<<<<

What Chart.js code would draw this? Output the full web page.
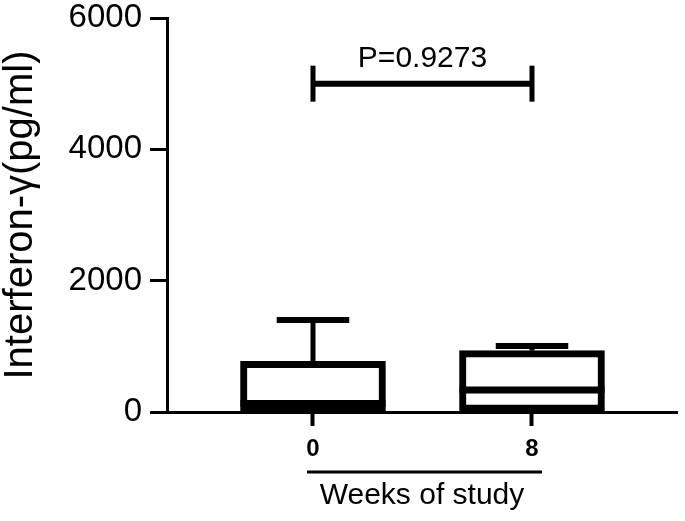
<!DOCTYPE html>
<html>
<head>
<meta charset="utf-8">
<script src="https://cdn.jsdelivr.net/npm/chart.js@4/dist/chart.umd.min.js"></script>
<style>
  html, body { margin: 0; padding: 0; background: #fff; }
  canvas { display: block; }
</style>
</head>
<body>
<canvas id="ifnChart" width="685" height="521"></canvas>
<script>
// --- data (pg/ml) ---
const WEEKS = [0, 8];
const MIN_VAL = [0, 0];
const Q1 = [10, 10];
const MEDIAN = [130, 335];
const Q3 = [770, 935];
const MAX_VAL = [1400, 1005];
const Y_TICKS = [0, 2000, 4000, 6000];
const P_LABEL = 'P=0.9273';
const BRACKET_AT = 5000;

const FONT = "'Liberation Sans', Arial, Helvetica, sans-serif";
Chart.defaults.font.family = FONT;
Chart.defaults.color = '#000';

function seg(ctx, x1, y1, x2, y2) {
    ctx.beginPath();
    ctx.moveTo(x1, y1);
    ctx.lineTo(x2, y2);
    ctx.stroke();
}

// median, whiskers, caps, p-value bracket and the line under the week labels
const boxExtras = {
    id: 'boxExtras',
    afterDatasetsDraw(chart) {
        const { ctx, scales: { x, y } } = chart;
        const meta = chart.getDatasetMeta(0);
        ctx.save();
        ctx.strokeStyle = '#000';
        ctx.fillStyle = '#000';
        ctx.lineCap = 'butt';
        meta.data.forEach((bar, i) => {
            const half = bar.width / 2;
            const yMed = y.getPixelForValue(MEDIAN[i]);
            const yQ3 = y.getPixelForValue(Q3[i]);
            const yMax = y.getPixelForValue(MAX_VAL[i]);
            const yQ1 = y.getPixelForValue(Q1[i]);
            const yMin = y.getPixelForValue(MIN_VAL[i]);
            ctx.lineWidth = 7;
            seg(ctx, bar.x - half, yMed, bar.x + half, yMed);
            ctx.lineWidth = 5;
            seg(ctx, bar.x, yQ3, bar.x, yMax);
            seg(ctx, bar.x, yQ1, bar.x, yMin);
            ctx.lineWidth = 6;
            seg(ctx, bar.x - half / 2, yMax, bar.x + half / 2, yMax);
        });

        // significance bracket
        const bx0 = x.getPixelForValue(WEEKS[0]);
        const bx1 = x.getPixelForValue(WEEKS[1]);
        const by = y.getPixelForValue(BRACKET_AT);
        ctx.lineWidth = 6;
        seg(ctx, bx0, by, bx1, by);
        ctx.lineWidth = 5;
        seg(ctx, bx0, by - 18, bx0, by + 18);
        seg(ctx, bx1, by - 18, bx1, by + 18);
        ctx.font = '30px ' + FONT;
        ctx.textAlign = 'center';
        ctx.textBaseline = 'bottom';
        ctx.fillText(P_LABEL, (bx0 + bx1) / 2, by - 10);
        ctx.restore();
    },
    afterDraw(chart) {
        const { ctx, scales: { x } } = chart;
        const ly = x.top + 60;
        ctx.save();
        ctx.strokeStyle = '#000';
        ctx.lineWidth = 3;
        seg(ctx, x.getPixelForValue(WEEKS[0]) - 6, ly, x.getPixelForValue(WEEKS[1]) + 10, ly);
        ctx.restore();
    }
};

const ctxIfn = document.getElementById('ifnChart').getContext('2d');
new Chart(ctxIfn, {
    type: 'bar',
    data: {
        datasets: [{
            label: 'Interferon-γ',
            data: WEEKS.map((w, i) => ({ x: w, y: [Q1[i], Q3[i]] })),
            backgroundColor: '#fff',
            borderColor: '#000',
            borderWidth: 7,
            borderSkipped: false,
            barThickness: 145
        }]
    },
    options: {
        responsive: false,
        animation: false,
        layout: { padding: { top: 18, right: 8, bottom: 0, left: 0 } },
        plugins: { legend: { display: false }, tooltip: { enabled: false } },
        scales: {
            x: {
                type: 'linear',
                min: -5.333,
                max: 13.297,
                offset: false,
                afterBuildTicks: s => { s.ticks = WEEKS.map(v => ({ value: v })); },
                afterFit: s => { s.height = 109; s.paddingLeft = 0; s.paddingRight = 0; },
                ticks: {
                    padding: 9,
                    font: { size: 24, weight: 'bold' },
                    callback: v => String(v)
                },
                grid: { display: true, drawOnChartArea: false, offset: false, tickLength: 14, tickWidth: 4, color: '#000' },
                border: { display: true, color: '#000', width: 3 },
                title: {
                    display: true,
                    text: 'Weeks of study',
                    font: { size: 30 },
                    padding: { top: 0, bottom: 7 }
                }
            },
            y: {
                min: 0,
                max: 6000,
                afterBuildTicks: s => { s.ticks = Y_TICKS.map(v => ({ value: v })); },
                afterFit: s => { s.width = 167; s.paddingTop = 0; s.paddingBottom = 0; },
                ticks: { padding: 8, font: { size: 33, lineHeight: 1 }, callback: v => String(v) },
                grid: { display: true, drawOnChartArea: false, tickLength: 17, tickWidth: 3, color: '#000' },
                border: { display: true, color: '#000', width: 3 },
                title: {
                    display: true,
                    text: 'Interferon-γ(pg/ml)',
                    font: { size: 40, lineHeight: 1 },
                    padding: { top: 1, bottom: 0 }
                }
            }
        }
    },
    plugins: [boxExtras]
});
</script>
</body>
</html>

>>>>

**What you have to do**. Leave out any pictures and return exactly the lines from the beginning of the data through the line with "Chart.defaults.color = '#000';", inclusive.

**Finished exercise**.
What Chart.js code would draw this? Output the full web page.
<!DOCTYPE html>
<html>
<head>
<meta charset="utf-8">
<script src="https://cdn.jsdelivr.net/npm/chart.js@4/dist/chart.umd.min.js"></script>
<style>
  html, body { margin: 0; padding: 0; background: #fff; }
  canvas { display: block; }
</style>
</head>
<body>
<canvas id="ifnChart" width="685" height="521"></canvas>
<script>
// --- data (pg/ml) ---
const WEEKS = [0, 8];
const MIN_VAL = [0, 0];
const Q1 = [10, 10];
const MEDIAN = [130, 335];
const Q3 = [770, 935];
const MAX_VAL = [1400, 1005];
const Y_TICKS = [0, 2000, 4000, 6000];
const P_LABEL = 'P=0.9273';
const BRACKET_AT = 5000;

const FONT = "'Liberation Sans', Arial, Helvetica, sans-serif";
Chart.defaults.font.family = FONT;
Chart.defaults.color = '#000';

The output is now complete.